For the past three days, the nine justices of the U.S. Supreme Court heard a series of arguments on Obamacare — what promises to be one of the most seminal decisions in the Court’s history. Now that the dust has settled, it appears more than likely that President Obama’s signature health care law is on the verge of being struck down — perhaps even in its entirety.

The challengers to the law include more than half of the States of the Union, the National Federation of Independent Business, and private parties, while the Obama Administration is standing in defense of it. Having heard arguments on Monday on whether a law called the Anti-Injunction Act would bar the Court from considering whether Obamacare’s individual mandate to purchase health insurance is unconstitutional, the Court on Tuesday moved on to examining the mandate itself and whether Congress vaulted across the Maginot Line of constitutionality when it imposed the mandate on Americans.

The liberal justices of the Court hammered the attorneys who were challenging Obamacare, leaving little doubt where they stand on the law. In their view, it appears, the Constitution’s Commerce Clause, which gives Congress the authority “To regulate Commerce with foreign Nations, and among the several States, and with the Indian Tribes,” also empowers Congress to impose the individual mandate. As the government argued, since everyone will have to participate in the health care market at some point, the government is justified in requiring people to buy insurance today. Heritage’s Todd Gaziano explains the failure of this argument:

There’s a difference between regulating commerce that’s already happening and forcing individual Americans to enter into commerce — in this case, the health care market — so that Congress can better regulate it…

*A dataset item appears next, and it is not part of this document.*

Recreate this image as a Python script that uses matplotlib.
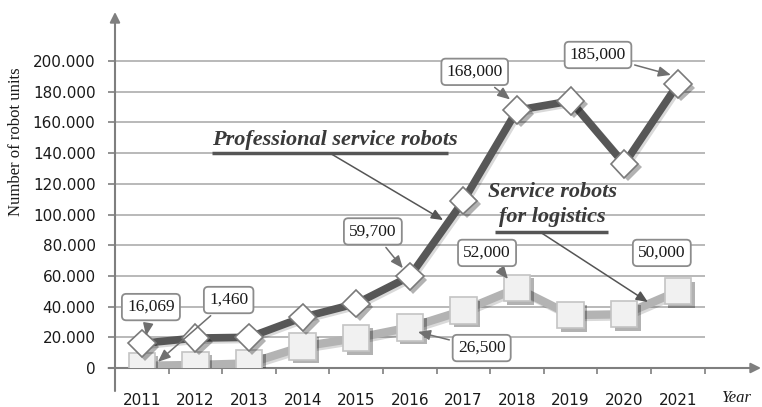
import matplotlib
matplotlib.use("Agg")
import matplotlib.pyplot as plt
import matplotlib.patheffects as pe

years = ["2011", "2012", "2013", "2014", "2015", "2016", "2017", "2018", "2019", "2020", "2021"]
professional = [16069, 19500, 20000, 33000, 42000, 59700, 109000, 168000, 174000, 133000, 185000]
logistics = [1460, 2000, 3000, 14000, 19500, 26500, 37500, 52000, 34500, 35000, 50000]
yticks = [0, 20000, 40000, 60000, 80000, 100000, 120000, 140000, 160000, 180000, 200000]
ytick_labels = ["0", "20.000", "40.000", "60.000", "80.000", "100.000", "120.000",
                "140.000", "160.000", "180.000", "200.000"]

serif = ["Liberation Serif", "DejaVu Serif"]
W, H = 762, 407
fig = plt.figure(figsize=(W / 100, H / 100), dpi=100)
ax = fig.add_axes([115 / W, (H - 368) / H, 646 / W, 356 / H])
ax.set_xlim(-0.5, 11.55)
ax.set_ylim(0, 232000)
for s in ax.spines.values():
    s.set_visible(False)

xs = list(range(len(years)))
axis_col = "#7f7f7f"

# gridlines
ax.hlines(yticks[1:], -0.5, 10.5, colors="#a6a6a6", lw=1.1, zorder=1)

# axis lines with arrows
ax.annotate("", xy=(11.55, 0), xytext=(-0.62, 0),
            arrowprops=dict(arrowstyle="-|>,head_length=0.6,head_width=0.3", color=axis_col, lw=1.5,
                            shrinkA=0, shrinkB=0), annotation_clip=False, zorder=2)
ax.annotate("", xy=(-0.5, 232000), xytext=(-0.5, -15000),
            arrowprops=dict(arrowstyle="-|>,head_length=0.6,head_width=0.3", color=axis_col, lw=1.5,
                            shrinkA=0, shrinkB=0), annotation_clip=False, zorder=2)

# ticks
ax.set_yticks(yticks)
ax.set_yticklabels(ytick_labels)
ax.tick_params(axis="y", length=5, color=axis_col, width=1.2, pad=9, labelsize=11, labelcolor="#1a1a1a")
ax.set_xticks(xs)
ax.set_xticklabels(years)
ax.tick_params(axis="x", length=0, pad=18, labelsize=11, labelcolor="#1a1a1a")
ax.set_xticks([i - 0.5 for i in range(12)], minor=True)
ax.tick_params(axis="x", which="minor", length=4, color=axis_col, width=1.2, direction="out")

# lines
shadow = [pe.SimpleLineShadow(offset=(1.5, -1.5), shadow_color="black", alpha=0.15), pe.Normal()]
ax.plot(xs, logistics, color="#b3b3b3", lw=6, zorder=3, solid_joinstyle="miter",
        path_effects=shadow)
ax.plot(xs, professional, color="#575757", lw=5.5, zorder=4, solid_joinstyle="miter",
        path_effects=shadow)

mshadow = [pe.SimplePatchShadow(offset=(2.5, -2.5), shadow_rgbFace="black", alpha=0.3), pe.Normal()]
ax.plot(xs, logistics, ls="none", marker="s", ms=19, mfc="#f1f1f1", mec="#c4c4c4", mew=1.2,
        zorder=5, path_effects=mshadow)
ax.plot(xs, professional, ls="none", marker="D", ms=14, mfc="white", mec="#7a7a7a", mew=1.2,
        zorder=6, path_effects=mshadow)

# value callouts
box = dict(boxstyle="round,pad=0.3,rounding_size=0.25", fc="white", ec="#8c8c8c", lw=1.3)
arrow = dict(arrowstyle="-|>,head_length=0.6,head_width=0.25", color="#6f6f6f", lw=1.1, shrinkB=0)
callouts = [
    ("16,069", (0.17, 39700), (0.08, 21000), True),
    ("1,460", (1.62, 44300), (0.30, 4000), True),
    ("59,700", (4.31, 89000), (4.87, 65000), True),
    ("168,000", (6.21, 193000), (6.87, 175000), True),
    ("185,000", (8.51, 204000), (9.87, 191000), True),
    ("52,000", (6.44, 75000), (6.83, 58000), True),
    ("50,000", (9.70, 75000), (9.70, 75000), False),
    ("26,500", (6.34, 13000), (5.15, 23500), True),
]
for txt, pos, tip, has_arrow in callouts:
    ax.annotate(txt, xy=tip, xytext=pos, ha="center", va="center",
                fontsize=12.5, family=serif, color="#1a1a1a", bbox=box,
                arrowprops=arrow if has_arrow else None, zorder=8, annotation_clip=False)

# series labels
lab_col = "#3a3a3a"
ax.text(1.31, 148500, "Professional service robots", ha="left", va="center",
        fontsize=16, family=serif, style="italic", weight="bold", color=lab_col, zorder=7)
ax.plot([1.31, 5.71], [140000, 140000], color="#555555", lw=2.5, zorder=7, solid_capstyle="butt")
ax.annotate("", xy=(5.62, 96400), xytext=(3.51, 140000),
            arrowprops=dict(arrowstyle="-|>,head_length=0.7,head_width=0.3", color="#555555",
                            lw=1.1, shrinkA=0, shrinkB=0), zorder=7)

ax.text(7.67, 114700, "Service robots", ha="center", va="center",
        fontsize=16, family=serif, style="italic", weight="bold", color=lab_col, zorder=7)
ax.text(7.65, 98200, "for logistics", ha="center", va="center",
        fontsize=16, family=serif, style="italic", weight="bold", color=lab_col, zorder=7)
ax.plot([6.59, 8.69], [88600, 88600], color="#555555", lw=2.5, zorder=7, solid_capstyle="butt")
ax.annotate("", xy=(9.44, 43000), xytext=(7.43, 88600),
            arrowprops=dict(arrowstyle="-|>,head_length=0.7,head_width=0.3", color="#555555",
                            lw=1.1, shrinkA=0, shrinkB=0), zorder=7)

# axis titles
fig.text(16 / W, 1 - 142 / H, "Number of robot units", rotation=90, ha="center", va="center",
         fontsize=12, family=serif, color="#1a1a1a")
ax.text(11.08, -19500, "Year", ha="center", va="center", fontsize=12, family=serif,
        style="italic", color="#1a1a1a", clip_on=False)

fig.savefig("out.png", dpi=100)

If Congress were able to regulate things that people will eventually have to do, then there would be virtually no limits to its power.

That’s an argument that resonated with the Court’s conservative justices and with Justice Anthony Kennedy, who oftentimes votes with the conservatives but is seen as a crucial swing vote in this case. At two different times, Justice Kennedy stated that the government’s theory would “fundamentally change the relationship between the individual and the state.” His thinking on the issue could be a bad sign for Obamacare.

If the Court were to strike down Obamacare’s individual mandate, it would also have to consider what to do with the rest of the law. Should the justices just strike down the mandate? Should they eliminate the mandate and any of the related sections (which would be difficult to identify), or should they throw out the whole law? This question is what’s known as “severability,” and it was one of the focuses of the third day of oral argument. And on this issue, too, the Obama Administration did not have a good day. Heritage’s Todd Gaziano and Hans von Spakovsky explain:

The more liberal justices were clearly hostile to the arguments being made by Paul Clement on behalf of the challengers that the entire statute must be struck down. However, other justices, including Chief Justice Roberts and Justice Kennedy, were obviously concerned that the complex scheme designed by Congress will not work as intended by Congress without the individual mandate — which is the ‘heart’ of the law as Justice Scalia and others later referred to it — and thus they may need to strike down the entire law if the mandate is unconstitutional.

One issue remained for the Court — Obamacare’s Medicaid spending provisions under which Congress relies on its “spending power” to expand the program and coerce states to do its bidding. Those challenging the law say that the Medicaid expansion effectively “commandeers” state government, thereby undermining the states’ sovereignty and autonomy. On this question, it is less clear where the Court will come down. Though the liberal justices who would uphold the individual mandate will certainly uphold the Medicaid provisions, it’s less clear where Justices Roberts, Scalia and Thomas stand on the issue. But if the Court chooses to strike down all of Obamacare, the Medicaid provisions will fall along with it and the justices will not have to decide this issue. A ruling on all issues is expected from the Court in June.

In making his final argument in defense of Obamacare, Solicitor General Donald Verrilli alluded to the Constitution’s preamble and its call to “secure the blessings of liberty” in his justification for Congress’ actions. Paul Clement, arguing on behalf of Obamacare’s challengers, eloquently responded to Verrilli’s call to the Constitution:

Let me just finish by saying I certainly appreciate what the solicitor general says, that when you support a policy, you think that the policy spreads the blessings of liberty. But I would respectfully suggest that it’s a very funny conception of liberty that forces somebody to purchase an insurance policy whether they want it or not. And it’s a very strange conception of federalism that says that we can simply give the states an offer that they can’t refuse, and through the spending power which is premised on the notion that Congress can do more because it’s voluntary, we can force the states to do whatever we tell them to. That is a direct threat to our federalism.

The Constitution’s words are stirring, indeed, but have little meaning if Congress is to trample on the founding document’s very real limitations. And so America waits for the Court to decide, two years after a severely divided Congress passed Obamacare and stretched its powers beyond the Constitution. But whether the Court upholds Obamacare or strikes it down, all or in part, it does not have the final say on this issue. It ultimately falls to the American people, through their representatives in Congress, to decide the future of health care in America and whether the federal government will live within its constitutional limits. Obamacare must be fully repealed.